● **EXERCISE GOAL**: Starting at the first line of the data below, retype every line up to and including the one containing "71.3, 73.4, 74.7]".

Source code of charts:

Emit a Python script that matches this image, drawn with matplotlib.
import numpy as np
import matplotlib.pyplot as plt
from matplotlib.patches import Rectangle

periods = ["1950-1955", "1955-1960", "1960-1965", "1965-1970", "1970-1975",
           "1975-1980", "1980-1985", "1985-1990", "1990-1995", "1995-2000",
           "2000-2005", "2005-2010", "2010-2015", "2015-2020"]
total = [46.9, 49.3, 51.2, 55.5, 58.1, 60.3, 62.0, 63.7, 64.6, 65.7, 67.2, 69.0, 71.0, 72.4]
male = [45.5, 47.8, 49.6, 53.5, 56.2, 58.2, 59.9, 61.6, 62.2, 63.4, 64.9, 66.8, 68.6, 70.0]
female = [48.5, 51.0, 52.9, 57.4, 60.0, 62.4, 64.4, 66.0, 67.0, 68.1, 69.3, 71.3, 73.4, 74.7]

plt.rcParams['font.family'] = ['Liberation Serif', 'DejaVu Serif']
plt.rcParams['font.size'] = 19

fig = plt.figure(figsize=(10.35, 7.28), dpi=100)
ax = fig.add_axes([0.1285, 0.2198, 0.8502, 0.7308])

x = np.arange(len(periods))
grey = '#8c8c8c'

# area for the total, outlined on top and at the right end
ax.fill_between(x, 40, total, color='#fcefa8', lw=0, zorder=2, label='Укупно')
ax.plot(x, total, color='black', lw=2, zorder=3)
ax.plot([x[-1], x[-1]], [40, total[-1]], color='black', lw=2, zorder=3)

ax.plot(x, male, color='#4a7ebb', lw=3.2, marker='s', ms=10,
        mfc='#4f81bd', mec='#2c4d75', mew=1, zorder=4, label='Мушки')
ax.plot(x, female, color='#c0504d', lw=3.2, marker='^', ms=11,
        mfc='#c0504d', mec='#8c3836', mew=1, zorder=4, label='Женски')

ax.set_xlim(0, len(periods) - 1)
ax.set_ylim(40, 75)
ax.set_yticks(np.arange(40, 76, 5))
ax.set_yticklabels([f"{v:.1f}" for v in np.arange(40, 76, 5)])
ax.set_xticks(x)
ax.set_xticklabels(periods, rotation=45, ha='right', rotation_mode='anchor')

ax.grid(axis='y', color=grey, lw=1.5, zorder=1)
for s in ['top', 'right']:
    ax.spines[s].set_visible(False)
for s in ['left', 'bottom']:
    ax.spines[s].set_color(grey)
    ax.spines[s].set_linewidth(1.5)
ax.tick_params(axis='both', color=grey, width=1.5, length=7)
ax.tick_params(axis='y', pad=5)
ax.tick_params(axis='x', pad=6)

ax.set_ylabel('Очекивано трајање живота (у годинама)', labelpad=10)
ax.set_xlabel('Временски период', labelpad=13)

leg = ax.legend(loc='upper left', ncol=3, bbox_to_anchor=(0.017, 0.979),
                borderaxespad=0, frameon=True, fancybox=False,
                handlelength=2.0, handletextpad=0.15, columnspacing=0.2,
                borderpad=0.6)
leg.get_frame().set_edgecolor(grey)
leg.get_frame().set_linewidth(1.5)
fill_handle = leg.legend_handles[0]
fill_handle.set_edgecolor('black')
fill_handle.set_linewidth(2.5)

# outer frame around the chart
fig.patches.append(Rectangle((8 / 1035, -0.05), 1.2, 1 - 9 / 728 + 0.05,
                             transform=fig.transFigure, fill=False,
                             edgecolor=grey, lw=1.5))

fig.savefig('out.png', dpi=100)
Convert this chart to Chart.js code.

● **SOLUTION FOR THIS TASK**:
Emit a Python script that matches this image, drawn with matplotlib.
import numpy as np
import matplotlib.pyplot as plt
from matplotlib.patches import Rectangle

periods = ["1950-1955", "1955-1960", "1960-1965", "1965-1970", "1970-1975",
           "1975-1980", "1980-1985", "1985-1990", "1990-1995", "1995-2000",
           "2000-2005", "2005-2010", "2010-2015", "2015-2020"]
total = [46.9, 49.3, 51.2, 55.5, 58.1, 60.3, 62.0, 63.7, 64.6, 65.7, 67.2, 69.0, 71.0, 72.4]
male = [45.5, 47.8, 49.6, 53.5, 56.2, 58.2, 59.9, 61.6, 62.2, 63.4, 64.9, 66.8, 68.6, 70.0]
female = [48.5, 51.0, 52.9, 57.4, 60.0, 62.4, 64.4, 66.0, 67.0, 68.1, 69.3, 71.3, 73.4, 74.7]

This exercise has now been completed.